#### TASK PROMPT
Pictures stay out of the copy; restate everything else in the material exactly.

::::::::

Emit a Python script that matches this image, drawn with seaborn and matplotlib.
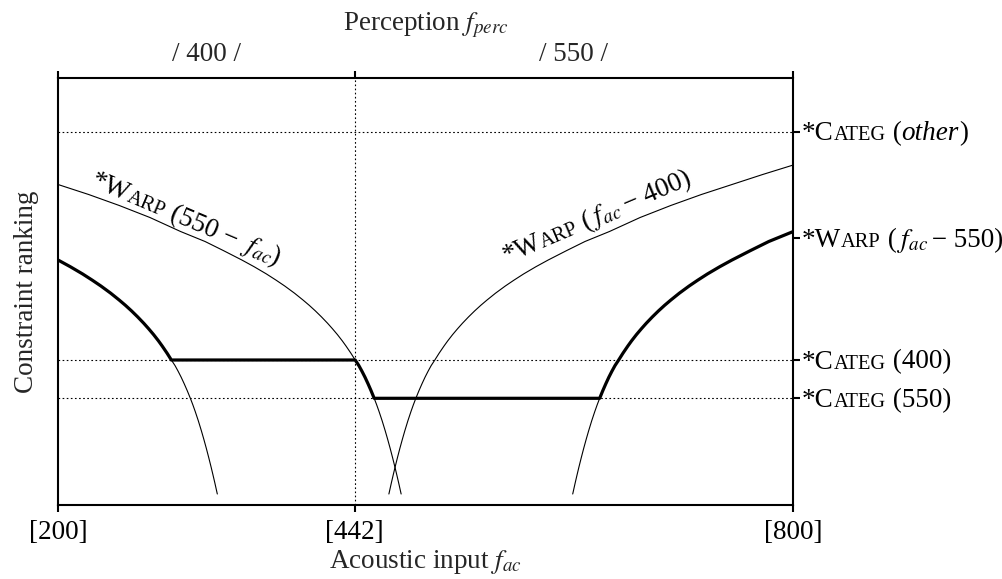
import numpy as np
import pandas as pd
import matplotlib
matplotlib.use("Agg")
import matplotlib.pyplot as plt
import seaborn as sns
from matplotlib.transforms import Affine2D, blended_transform_factory

# ---------------- data ----------------
# *WARP ranking as a function of the distance |f_ac - category| (Hz)
warp_distance = [70, 71, 72, 73.5, 75, 77, 79, 81, 83, 85.5, 88, 90, 92,
                 94.5, 97, 99.5, 102, 104.5, 107.5,
                 111, 115, 118, 122, 126, 130, 135, 140, 145, 150, 157, 165,
                 172, 180, 190, 200, 215, 230, 250, 275, 300, 325, 350, 375, 400]
warp_rank = [11, 16.5, 22, 29.9, 37.6, 47.4, 56.8, 65.7, 74.2, 84.2, 93.4, 100.3, 106.7,
             114.2, 121.2, 127.8, 133.8, 139.4, 145,
             151.8, 159, 164.1, 170.4, 176.2, 181.7, 188.1, 194.1, 199.7, 204.9, 211.8, 219,
             224.8, 231.1, 238.3, 245, 254.4, 263.5, 273.5, 287.5, 299.5, 310.5, 320.5, 330.5, 340]

categ_other = 373.3
categ_400 = 145
categ_550 = 106.7
warp_550_tick = 266.7

f_min, f_max = 200, 800
boundary = 442
categories = [400, 550]
x_tick_values = [200, 442, 800]
x_tick_labels = ["[200]", "[442]", "[800]"]

# ---------------- style ----------------
sns.set_theme(style="ticks")
plt.rcParams["font.family"] = ["Liberation Serif", "DejaVu Serif"]
plt.rcParams["mathtext.fontset"] = "stix"
FS = 19.5
SC = 0.75

W, H = 1003, 579
fig = plt.figure(figsize=(W / 100, H / 100), dpi=100)
fig.patch.set_facecolor("white")
ax = fig.add_axes([58 / W, (H - 505) / H, (793.3 - 58) / W, (505 - 78.3) / H])
ax.set_facecolor("white")

d = np.array(warp_distance, dtype=float)
r = np.array(warp_rank, dtype=float)

def curve(center, sign, dmax):
    m = d <= dmax
    f = center + sign * d[m]
    rr = r[m]
    o = np.argsort(f)
    return pd.DataFrame({"f": f[o], "rank": rr[o]})

thin_curves = [
    curve(550, -1, 550 - f_min),
    curve(400, -1, 400 - f_min),
    curve(400, +1, f_max - 400),
    curve(550, +1, f_max - 550),
]

dot = (0, (1.5, 2.2))
for lvl in [categ_other, categ_400, categ_550]:
    ax.axhline(lvl, color="black", lw=0.8, ls=dot, zorder=1)
ax.axvline(boundary, color="black", lw=0.8, ls=dot, zorder=1)

for c in thin_curves:
    sns.lineplot(data=c, x="f", y="rank", ax=ax, color="black", lw=0.8,
                 estimator=None, sort=False, zorder=2)

# optimal (winning) ranking path: thick line
d400 = d[r == categ_400][0]
d550 = d[r == categ_550][0]
m1 = (d >= d400) & (d <= 400 - f_min)
m2 = (d >= d550) & (d <= d400)
m3 = (d >= d550) & (d <= f_max - 550)
seg1 = pd.DataFrame({"f": 400 - d[m1], "rank": r[m1]})
seg2 = pd.DataFrame({"f": 550 - d[m2], "rank": r[m2]})
seg3 = pd.DataFrame({"f": 550 + d[m3], "rank": r[m3]})
thick = pd.concat([seg1, seg2, seg3]).sort_values("f").reset_index(drop=True)
sns.lineplot(data=thick, x="f", y="rank", ax=ax, color="black", lw=2.3,
             estimator=None, sort=False, zorder=3)

ax.set_xlim(f_min, f_max)
ax.set_ylim(0, 505 - 78.3)
ax.set_xlabel("")
ax.set_ylabel("")
ax.set_xticks(x_tick_values)
ax.set_xticklabels(x_tick_labels, fontsize=FS)
ax.yaxis.tick_right()
ax.set_yticks([categ_550, categ_400, warp_550_tick, categ_other])
ax.set_yticklabels([])
ax.tick_params(axis="x", which="both", direction="out", length=4.8, width=1.5,
               top=True, bottom=True, labeltop=False, pad=6, colors="black")
ax.tick_params(axis="y", direction="out", length=4.8, width=1.5, right=True,
               left=False, colors="black")
for s in ax.spines.values():
    s.set_visible(True)
    s.set_linewidth(1.5)
    s.set_color("black")

renderer = fig.canvas.get_renderer()

def text_width(s, fs, style):
    t1 = fig.text(0, 0, "|" + s + "|", fontsize=fs, style=style)
    t2 = fig.text(0, 0, "||", fontsize=fs, style=style)
    w = t1.get_window_extent(renderer).width - t2.get_window_extent(renderer).width
    t1.remove()
    t2.remove()
    if "$" in s:
        w += 2.0
    return w

def rich_text(x, y, pieces, base_transform, angle=0.0, dx=0.0, dy=0.0):
    a = np.deg2rad(angle)
    off = 0.0
    for s, scale, style in pieces:
        fs = FS * scale
        tr = base_transform + Affine2D().translate(dx + off * np.cos(a), dy + off * np.sin(a))
        ax.text(x, y, s, fontsize=fs, style=style, rotation=angle,
                rotation_mode="anchor", ha="left", va="baseline",
                transform=tr, clip_on=False, color="black")
        off += text_width(s, fs, style)

N = "normal"
I = "italic"
right_labels = [
    (categ_other, [("*C", 1, N), ("ATEG", SC, N), (" (", 1, N), ("other", 1, I), (")", 1, N)]),
    (warp_550_tick, [("*W", 1, N), ("ARP", SC, N), (" (", 1, N), ("$f_{ac}$", 1, N), (" \u2212 550)", 1, N)]),
    (categ_400, [("*C", 1, N), ("ATEG", SC, N), (" (400)", 1, N)]),
    (categ_550, [("*C", 1, N), ("ATEG", SC, N), (" (550)", 1, N)]),
]
bt = blended_transform_factory(ax.transAxes, ax.transData)
for lvl, pcs in right_labels:
    rich_text(1.0, lvl, pcs, bt, dx=8.4, dy=-8.6)

# curve labels
rich_text(226, 319, [("*W", 1, N), ("ARP", SC, N), (" (550 \u2212 ", 1, N), ("$f_{ac}$", 1, N), (")", 1, N)],
          ax.transData, angle=-23)
rich_text(566, 242, [("*W", 1, N), ("ARP", SC, N), (" (", 1, N), ("$f_{ac}$", 1, N), (" \u2212 400)", 1, N)],
          ax.transData, angle=23)

# top annotations
tb = blended_transform_factory(ax.transData, fig.transFigure)
ax.text((f_min + boundary) / 2, 1 - 61 / H, "/ %d /" % categories[0], transform=tb,
        ha="center", va="baseline", fontsize=FS, clip_on=False)
ax.text((boundary + f_max) / 2, 1 - 61 / H, "/ %d /" % categories[1], transform=tb,
        ha="center", va="baseline", fontsize=FS, clip_on=False)
fig.text(425.6 / W, 1 - 30.7 / H, "Perception $f_{perc}$", ha="center", va="baseline", fontsize=FS)
fig.text(425.6 / W, 1 - 568.3 / H, "Acoustic input $f_{ac}$", ha="center", va="baseline", fontsize=FS)
fig.text(33 / W, 1 - 291.7 / H, "Constraint ranking", rotation=90, rotation_mode="anchor",
         ha="center", va="baseline", fontsize=FS)

fig.savefig("out.png", dpi=100, facecolor="white")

::::::::

#### EXERCISE SOLUTION
Emit a Python script that matches this image, drawn with seaborn and matplotlib.
import numpy as np
import pandas as pd
import matplotlib
matplotlib.use("Agg")
import matplotlib.pyplot as plt
import seaborn as sns
from matplotlib.transforms import Affine2D, blended_transform_factory

# ---------------- data ----------------
# *WARP ranking as a function of the distance |f_ac - category| (Hz)
warp_distance = [70, 71, 72, 73.5, 75, 77, 79, 81, 83, 85.5, 88, 90, 92,
                 94.5, 97, 99.5, 102, 104.5, 107.5,
                 111, 115, 118, 122, 126, 130, 135, 140, 145, 150, 157, 165,
                 172, 180, 190, 200, 215, 230, 250, 275, 300, 325, 350, 375, 400]
warp_rank = [11, 16.5, 22, 29.9, 37.6, 47.4, 56.8, 65.7, 74.2, 84.2, 93.4, 100.3, 106.7,
             114.2, 121.2, 127.8, 133.8, 139.4, 145,
             151.8, 159, 164.1, 170.4, 176.2, 181.7, 188.1, 194.1, 199.7, 204.9, 211.8, 219,
             224.8, 231.1, 238.3, 245, 254.4, 263.5, 273.5, 287.5, 299.5, 310.5, 320.5, 330.5, 340]

categ_other = 373.3
categ_400 = 145
categ_550 = 106.7
warp_550_tick = 266.7

f_min, f_max = 200, 800
boundary = 442
categories = [400, 550]
x_tick_values = [200, 442, 800]
x_tick_labels = ["[200]", "[442]", "[800]"]

# ---------------- style ----------------
sns.set_theme(style="ticks")
plt.rcParams["font.family"] = ["Liberation Serif", "DejaVu Serif"]
plt.rcParams["mathtext.fontset"] = "stix"
FS = 19.5
SC = 0.75

W, H = 1003, 579
fig = plt.figure(figsize=(W / 100, H / 100), dpi=100)
fig.patch.set_facecolor("white")
ax = fig.add_axes([58 / W, (H - 505) / H, (793.3 - 58) / W, (505 - 78.3) / H])
ax.set_facecolor("white")

d = np.array(warp_distance, dtype=float)
r = np.array(warp_rank, dtype=float)

def curve(center, sign, dmax):
    m = d <= dmax
    f = center + sign * d[m]
    rr = r[m]
    o = np.argsort(f)
    return pd.DataFrame({"f": f[o], "rank": rr[o]})

thin_curves = [
    curve(550, -1, 550 - f_min),
    curve(400, -1, 400 - f_min),
    curve(400, +1, f_max - 400),
    curve(550, +1, f_max - 550),
]

dot = (0, (1.5, 2.2))
for lvl in [categ_other, categ_400, categ_550]:
    ax.axhline(lvl, color="black", lw=0.8, ls=dot, zorder=1)
ax.axvline(boundary, color="black", lw=0.8, ls=dot, zorder=1)

for c in thin_curves:
    sns.lineplot(data=c, x="f", y="rank", ax=ax, color="black", lw=0.8,
                 estimator=None, sort=False, zorder=2)

# optimal (winning) ranking path: thick line
d400 = d[r == categ_400][0]
d550 = d[r == categ_550][0]
m1 = (d >= d400) & (d <= 400 - f_min)
m2 = (d >= d550) & (d <= d400)
m3 = (d >= d550) & (d <= f_max - 550)
seg1 = pd.DataFrame({"f": 400 - d[m1], "rank": r[m1]})
seg2 = pd.DataFrame({"f": 550 - d[m2], "rank": r[m2]})
seg3 = pd.DataFrame({"f": 550 + d[m3], "rank": r[m3]})
thick = pd.concat([seg1, seg2, seg3]).sort_values("f").reset_index(drop=True)
sns.lineplot(data=thick, x="f", y="rank", ax=ax, color="black", lw=2.3,
             estimator=None, sort=False, zorder=3)

ax.set_xlim(f_min, f_max)
ax.set_ylim(0, 505 - 78.3)
ax.set_xlabel("")
ax.set_ylabel("")
ax.set_xticks(x_tick_values)
ax.set_xticklabels(x_tick_labels, fontsize=FS)
ax.yaxis.tick_right()
ax.set_yticks([categ_550, categ_400, warp_550_tick, categ_other])
ax.set_yticklabels([])
ax.tick_params(axis="x", which="both", direction="out", length=4.8, width=1.5,
               top=True, bottom=True, labeltop=False, pad=6, colors="black")
ax.tick_params(axis="y", direction="out", length=4.8, width=1.5, right=True,
               left=False, colors="black")
for s in ax.spines.values():
    s.set_visible(True)
    s.set_linewidth(1.5)
    s.set_color("black")

renderer = fig.canvas.get_renderer()

def text_width(s, fs, style):
    t1 = fig.text(0, 0, "|" + s + "|", fontsize=fs, style=style)
    t2 = fig.text(0, 0, "||", fontsize=fs, style=style)
    w = t1.get_window_extent(renderer).width - t2.get_window_extent(renderer).width
    t1.remove()
    t2.remove()
    if "$" in s:
        w += 2.0
    return w

def rich_text(x, y, pieces, base_transform, angle=0.0, dx=0.0, dy=0.0):
    a = np.deg2rad(angle)
    off = 0.0
    for s, scale, style in pieces:
        fs = FS * scale
        tr = base_transform + Affine2D().translate(dx + off * np.cos(a), dy + off * np.sin(a))
        ax.text(x, y, s, fontsize=fs, style=style, rotation=angle,
                rotation_mode="anchor", ha="left", va="baseline",
                transform=tr, clip_on=False, color="black")
        off += text_width(s, fs, style)

N = "normal"
I = "italic"
right_labels = [
    (categ_other, [("*C", 1, N), ("ATEG", SC, N), (" (", 1, N), ("other", 1, I), (")", 1, N)]),
    (warp_550_tick, [("*W", 1, N), ("ARP", SC, N), (" (", 1, N), ("$f_{ac}$", 1, N), (" \u2212 550)", 1, N)]),
    (categ_400, [("*C", 1, N), ("ATEG", SC, N), (" (400)", 1, N)]),
    (categ_550, [("*C", 1, N), ("ATEG", SC, N), (" (550)", 1, N)]),
]
bt = blended_transform_factory(ax.transAxes, ax.transData)
for lvl, pcs in right_labels:
    rich_text(1.0, lvl, pcs, bt, dx=8.4, dy=-8.6)

# curve labels
rich_text(226, 319, [("*W", 1, N), ("ARP", SC, N), (" (550 \u2212 ", 1, N), ("$f_{ac}$", 1, N), (")", 1, N)],
          ax.transData, angle=-23)
rich_text(566, 242, [("*W", 1, N), ("ARP", SC, N), (" (", 1, N), ("$f_{ac}$", 1, N), (" \u2212 400)", 1, N)],
          ax.transData, angle=23)

# top annotations
tb = blended_transform_factory(ax.transData, fig.transFigure)
ax.text((f_min + boundary) / 2, 1 - 61 / H, "/ %d /" % categories[0], transform=tb,
        ha="center", va="baseline", fontsize=FS, clip_on=False)
ax.text((boundary + f_max) / 2, 1 - 61 / H, "/ %d /" % categories[1], transform=tb,
        ha="center", va="baseline", fontsize=FS, clip_on=False)
fig.text(425.6 / W, 1 - 30.7 / H, "Perception $f_{perc}$", ha="center", va="baseline", fontsize=FS)
fig.text(425.6 / W, 1 - 568.3 / H, "Acoustic input $f_{ac}$", ha="center", va="baseline", fontsize=FS)
fig.text(33 / W, 1 - 291.7 / H, "Constraint ranking", rotation=90, rotation_mode="anchor",
         ha="center", va="baseline", fontsize=FS)

fig.savefig("out.png", dpi=100, facecolor="white")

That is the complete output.